As I mentioned in 2 simple components for calculating net worth, your net worth is comprised of your assets (add up everything you own) minus your debts (subtract everything you owe). But, why should you know your net worth?
Why is your net worth important?
1. Net worth exposes your overall financial health
Knowing your net worth will shed some light on your finances and help give a clear picture of where you are. Are debts dragging you down? What are you going to do if an emergency comes up? Do you have money you can set aside in an emergency fund? And, the BIG question, do you have enough for retirement? Or, is your net worth increasing at a rate such that you can retire at a reasonable age?
In general, Americans tend to benchmark financial health in terms of wealth. Net worth is, perhaps, the most accurate measure of wealth. Merriam-Webster defines wealth as, “abundance of valuable material possessions or resources.” Most people consider money a “valuable material possession.” Therefore, the higher your net worth, the wealthier you are, and the better your financial health is.
2. Net worth provides a way to track financial progress
What is one of the first things you are going to look at when deciding if you can retire? That’s right, your net worth. If retirement is your goal, then most of your net worth is probably tied up in something that provides passive income (i.e.: rental property), or it is in some sort of retirement account. The higher you want your annual drawdown rate to be, the higher you’ll need these to be, meaning a higher net worth.
Annual drawdown rate means what you plan to pay yourself in retirement. It’s often measured by the year, sometimes broken down by month. You can think of it as a salary you pay yourself in retirement. Think of the 4% Rule, for example. That rule is basically taking 4% of the value of your retirement account every year, adjusting for inflation as you go along. You can read more about safe drawdown rates in my Trinity vs FireCalc article.
3. Net worth is used when taking out loans
I’m not a fan of taking on debt, but it’s worth mentioning.
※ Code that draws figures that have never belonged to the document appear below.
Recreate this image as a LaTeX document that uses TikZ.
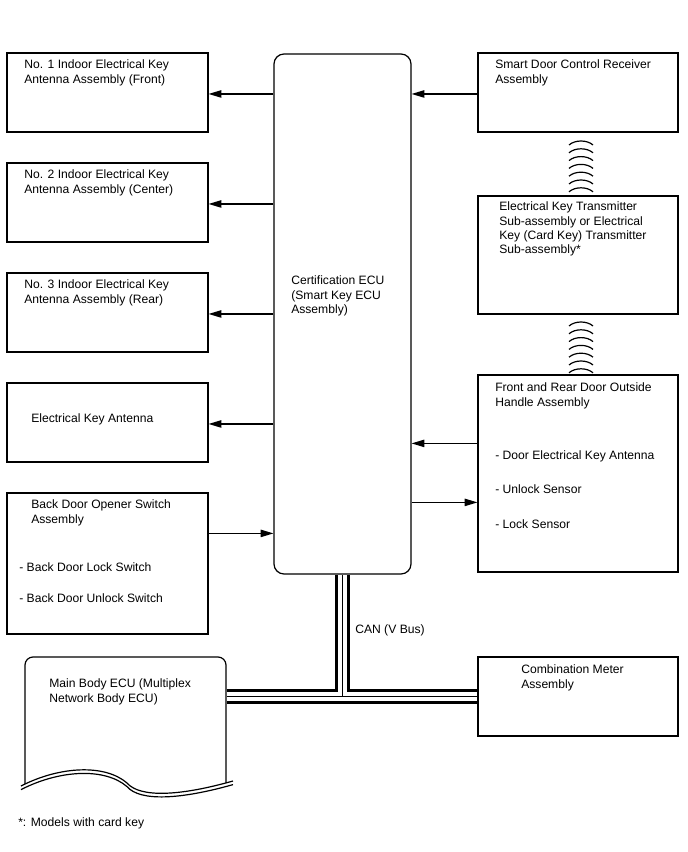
\documentclass[tikz,border=0pt]{standalone}
\usepackage{fontspec}
\setmainfont{Liberation Sans}
\usetikzlibrary{fit,arrows.meta}
\begin{document}
\begin{tikzpicture}[x=0.75pt,y=-0.75pt,
  box/.style={draw,line width=0.9pt,inner sep=0pt},
  lbl/.style={anchor=north west,inner sep=0pt,align=left,font=\fontsize{9.1}{10.8}\selectfont},
  arr/.style={line width=0.9pt,-{Triangle[length=9.5pt,width=5.5pt]}},
  outline/.style={line width=0.9pt},
  busA/.style={line width=11.25pt,black},
  busB/.style={line width=6.6pt,white},
  busC/.style={line width=0.8pt,black}
]
\useasboundingbox (0,0) rectangle (688,852);

% left boxes
\node[box, fit={(7,53) (208,132)}] (b1) {};
\node[box, fit={(7,163) (208,242)}] (b2) {};
\node[box, fit={(7,273) (208,352)}] (b3) {};
\node[box, fit={(7,383) (208,462)}] (b4) {};
\node[box, fit={(7,493) (208,634)}] (b5) {};
% center ECU
\node[box, rounded corners=7.5pt, fit={(274,54) (411,574)}] (ecu) {};
% right boxes
\node[box, fit={(478,53) (678,132)}] (r1) {};
\node[box, fit={(478,196) (678,314)}] (r2) {};
\node[box, fit={(478,375) (678,572)}] (r3) {};
\node[box, fit={(478,657) (678,736)}] (cm) {};

% labels
\node[lbl] (t1) at (24,59.6) {No. 1 Indoor Electrical Key\\Antenna Assembly (Front)};
\node[lbl] (t2) at (24,169.6) {No. 2 Indoor Electrical Key\\Antenna Assembly (Center)};
\node[lbl] (t3) at (24,279.6) {No. 3 Indoor Electrical Key\\Antenna Assembly (Rear)};
\node[lbl] (t4) at (31,413.6) {Electrical Key Antenna};
\node[lbl] (t5) at (31,499.6) {Back Door Opener Switch\\Assembly};
\node[lbl] (t5a) at (19,562.6) {- Back Door Lock Switch};
\node[lbl] (t5b) at (19,593.6) {- Back Door Unlock Switch};
\node[lbl] (tecu) at (291,275.6) {Certification ECU\\(Smart Key ECU\\Assembly)};
\node[lbl] (tr1) at (495,59.6) {Smart Door Control Receiver\\Assembly};
\node[lbl] (tr2) at (499,201.6) {Electrical Key Transmitter\\Sub-assembly or Electrical\\Key (Card Key) Transmitter\\Sub-assembly*};
\node[lbl] (tr3) at (495,382.6) {Front and Rear Door Outside\\Handle Assembly};
\node[lbl] (tr3a) at (495,450.6) {- Door Electrical Key Antenna};
\node[lbl] (tr3b) at (495,484.6) {- Unlock Sensor};
\node[lbl] (tr3c) at (495,519.6) {- Lock Sensor};
\node[lbl] (tcm) at (521,664.6) {Combination Meter\\Assembly};
\node[lbl] (tmb) at (49,678.6) {Main Body ECU (Multiplex\\Network Body ECU)};
\node[lbl] (tcan) at (355,624.6) {CAN (V Bus)};
\node[lbl] (tnote) at (18,817.6) {*: Models with card key};

% arrows
\foreach \b in {b1,b2,b3,b4}{
  \coordinate (\b a) at ([yshift=-1.1pt]\b.east);
  \draw[arr] (ecu.west |- \b a) -- (\b a);
}
\coordinate (b5a) at ([yshift=-30.75pt]b5.north east);
\draw[arr] (b5a) -- (ecu.west |- b5a);
\coordinate (r1a) at ([yshift=-1.1pt]r1.west);
\draw[arr] (r1a) -- (ecu.east |- r1a);
\coordinate (r3a) at ([yshift=-51.75pt]r3.north west);
\coordinate (r3b) at ([yshift=-96pt]r3.north west);
\draw[arr] (r3a) -- (ecu.east |- r3a);
\draw[arr] (ecu.east |- r3b) -- (r3b);

% wireless links
\foreach \y in {141,148.8,156.6,164.4,172.2,180,187.8,322,329.8,337.6,345.4,353.2,361,368.8}
  \draw[outline] (569,\y+4) .. controls (575,\y-1.33) and (587,\y-1.33) .. (593,\y+4);

% main body ECU
\coordinate (mb) at (226,696.5);
\draw[outline, rounded corners=6pt] (25,784) -- (25,657) -- (226,657) -- (226,783);
\foreach \d in {0,3.6}
  \draw[outline] (21,786+\d) .. controls (60,766+\d) and (105,764+\d) .. (127,783+\d)
                 .. controls (140,798+\d) and (180,796+\d) .. (233,781+\d);

% CAN bus
\foreach \s in {busA,busB,busC}{
  \draw[\s, shorten <=0.5pt, shorten >=0.5pt] (mb) -- (cm.west);
  \draw[\s, shorten <=0.5pt] (ecu.south) -- (ecu.south |- cm.west);
}
\end{tikzpicture}
\end{document}
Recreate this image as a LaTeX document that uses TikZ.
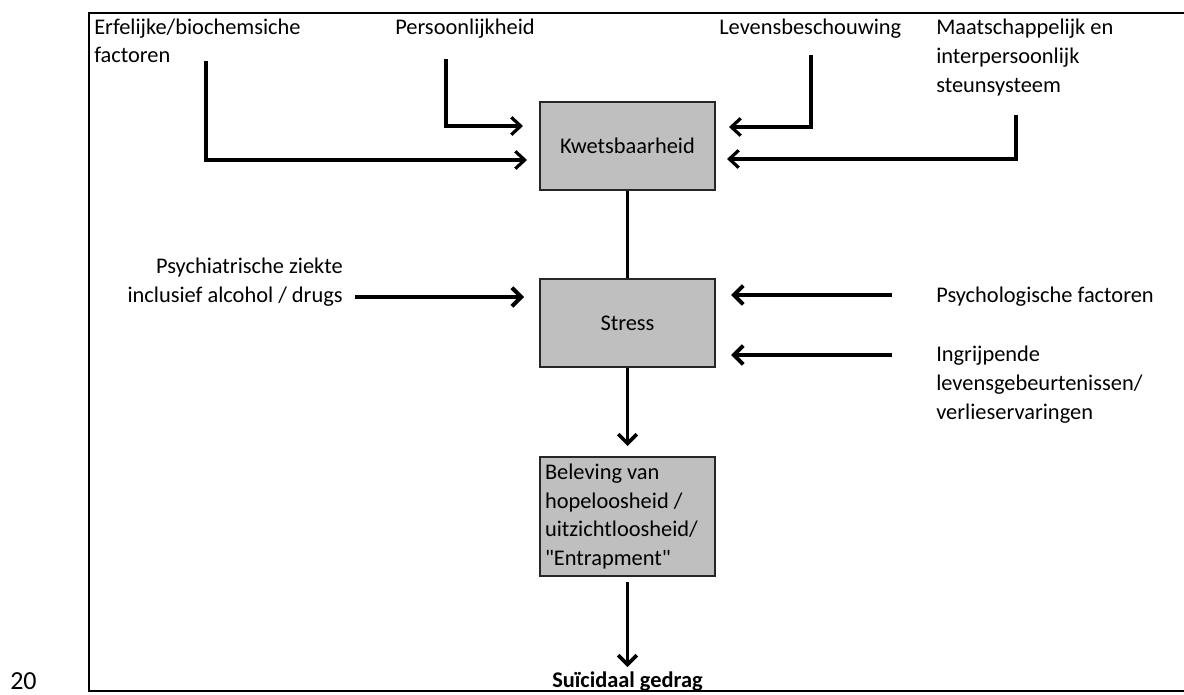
\documentclass[tikz,border=0pt]{standalone}
\usepackage{fontspec}
\setmainfont{Carlito}
\usetikzlibrary{arrows.meta,calc}
\begin{document}
\begin{tikzpicture}[x=0.75pt,y=-0.75pt,
  txt/.style={inner sep=0pt, font=\fontsize{16.8pt}{21.75pt}\selectfont},
  lbl/.style={txt, anchor=base west},
  lblr/.style={txt, anchor=base east},
  box/.style={draw=black!85, line width=1.5pt, fill=gray!50, minimum width=131.25pt,
    inner sep=0pt, font=\fontsize{16.8pt}{21.75pt}\selectfont},
  thinarr/.style={line width=2.4pt, -{Straight Barb[length=7pt,width=13pt]}},
  thickarr/.style={line width=3pt, -{Straight Barb[length=7pt,width=14pt]}},
  vertarr/.style={line width=2.7pt, -{Straight Barb[length=7pt,width=14pt]}}]
\useasboundingbox (0,0) rectangle (1184,695);
\fill[white] (0,0) rectangle (1184,695);
% frame
\draw[line width=1.5pt] (89,13) rectangle (1195,691);
% boxes
\node[box, minimum height=66pt] (kwets) at (627.5,146) {Kwetsbaarheid};
\node[box, minimum height=66pt] (stress) at (627.5,323) {Stress};
\node[box, minimum height=89.25pt, text width=123.75pt, inner xsep=3.75pt, align=flush left,
  font=\fontsize{16.8pt}{21.4pt}\selectfont] (bel) at (627.5,516.5)
  {Beleving van\\hopeloosheid /\\uitzichtloosheid/\\\textquotedbl Entrapment\textquotedbl};
\node[txt, anchor=base, font=\fontsize{16.8pt}{21.75pt}\selectfont\bfseries] (suic) at (627.5,687) {Suïcidaal gedrag};
% labels
\node[lbl] (erf1) at (94,35) {Erfelijke/biochemsiche};
\node[lbl] (erf2) at (94,63) {factoren};
\node[lbl] (per) at (395,35) {Persoonlijkheid};
\node[lbl] (lev) at (719,35) {Levensbeschouwing};
\node[lbl] (maa1) at (936,35) {Maatschappelijk en};
\node[lbl] (maa2) at (936,64) {interpersoonlijk};
\node[lbl] (maa3) at (936,93) {steunsysteem};
\node[lblr] (psy1) at (343,273) {Psychiatrische ziekte};
\node[lblr] (psy2) at (343,302) {inclusief alcohol / drugs};
\node[lbl] (psl) at (936,302) {Psychologische factoren};
\node[lbl] (ing1) at (936,361) {Ingrijpende};
\node[lbl] (ing2) at (936,390) {levensgebeurtenissen/};
\node[lbl] (ing3) at (936,419) {verlieservaringen};
\node[inner sep=0pt, anchor=base west, font=\fontsize{19.5pt}{23pt}\selectfont] (pnum) at (10,689) {20};
% start points
\coordinate (erfS) at (206,61);
\coordinate (perS) at (446,59);
\coordinate (levS) at (811,55);
\coordinate (maaS) at (1016,115);
\coordinate (psyS) at (355,297);
\coordinate (pslS) at (892,295);
\coordinate (ingS) at (892,355);
% connectors
\draw[thinarr] (erfS) |- ($(kwets.west)+(-12,14)$);
\draw[thinarr] (perS) |- ($(kwets.west)+(-16,-20)$);
\draw[thinarr] (levS) |- ($(kwets.east)+(13,-19)$);
\draw[thinarr] (maaS) |- ($(kwets.east)+(11,13)$);
\draw[thickarr] (psyS) -- ($(stress.west)+(-15,-26)$);
\draw[thickarr] (pslS) -- ($(stress.east)+(15,-28)$);
\draw[thickarr] (ingS) -- ($(stress.east)+(15,32)$);
\draw[line width=2.6pt] (kwets) -- (stress);
\draw[vertarr, shorten >=7.5pt] (stress) -- (bel);
\draw[vertarr, shorten <=3.75pt, shorten >=3pt] (bel) -- (suic);
\end{tikzpicture}
\end{document}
Often, in addition to your credit score, a lender will want to know how much cash you have. You will spend a good amount of time providing the lender account statements, credit card statements, and information about any other debts you may have. Yes, they will review the statements line by line looking for any money bleeding out from any accounts.
Why do they do all of this? Well, that part is simple. They want to make sure you will pay them back. And, if you don’t pay them back, they want to make sure they have other means to recoup that money. The higher the risk that they won’t get their money back, usually means a higher interest rate, or denial of the loan. Having a positive net worth makes it much more likely they will recover the funds they lend to you. The more money you have, the more readily they will lend money to you. Even if your net worth is at a point where it doesn’t make sense that you would need a loan. At that point, it’s basically guaranteed money for them.
4. Net worth will guide your path
Point #1 talks about where you are. Point #2 is more about how far you need to go. This point is about what needs to be fixed to get from point 1 to 2. The obvious answer is, to increase assets while decreasing liabilities. But, what does that mean?
How are you going to increase your assets? Do you plan on working hard, becoming an expert in your field, and, as a result, getting promotions? Are you going to have a side hustle or multiple side hustles? What about increasing your saving’s rate by decreasing other areas, such as shopping? How about moving to a lower cost of living area. There are a number of ways to start building assets, but it isn’t necessarily easy. It takes some sacrifice. As the saying goes, “If it were easy, everybody would be doing it.”
How are you going to make this happen? It’s time to pay off those debts. Student loans, auto loans, even mortgages. Paying off your mortgage verses investing that money (i.e. increasing assets) is a whole other discussion that I don’t want to get into here. But, in case you’re wondering, I am in the Pay Off your Mortgage camp.
Hopefully, once you start thinking about your financial future, you will stop choosing to go into debt. Once all that old debt is paid off and there’s a big, fat 0 for liabilities, you can really start building up your assets and your overall wealth. Imagine what you can do if you take the money that was going towards your debts, you avoid lifestyle inflation, and you just put all that money into investments? It starts building momentum and starts getting exciting! Ah, now your net worth is starting to feel important.
No matter where you are money-wise, knowing your net worth can help you measure how financially healthy you are, and it can help you plan for your future. Net worth is an accurate and valid measure of your wealth. It provides one of the best ways to track your financial progress. A simple review of your assets and liabilities can help lead you to making changes now that will lead to BIG changes (in a good way) for your future. Lack of planning often results in failure. I’d call that foolish behavior.
For the wise person, net worth figures will motivate you to invest in your future. In the long run, the sacrifices you make now will not seem like that much when you look back on them. As you start tracking your net worth, it will provide encouragement as it grows and demand action when improvement is needed. No, I don’t mean taking your money out of the stock market during a recession because your net worth decreases, but rather avoiding more liabilities or being disciplined to get rid of debt. Calculating, and tracking, your net worth will cause you to ask, “Why?” Why am I doing this or that? Net worth really puts the amount of debt in perspective and avoids an over emphasis on assets or income.
Do you track your net worth? Who or why not?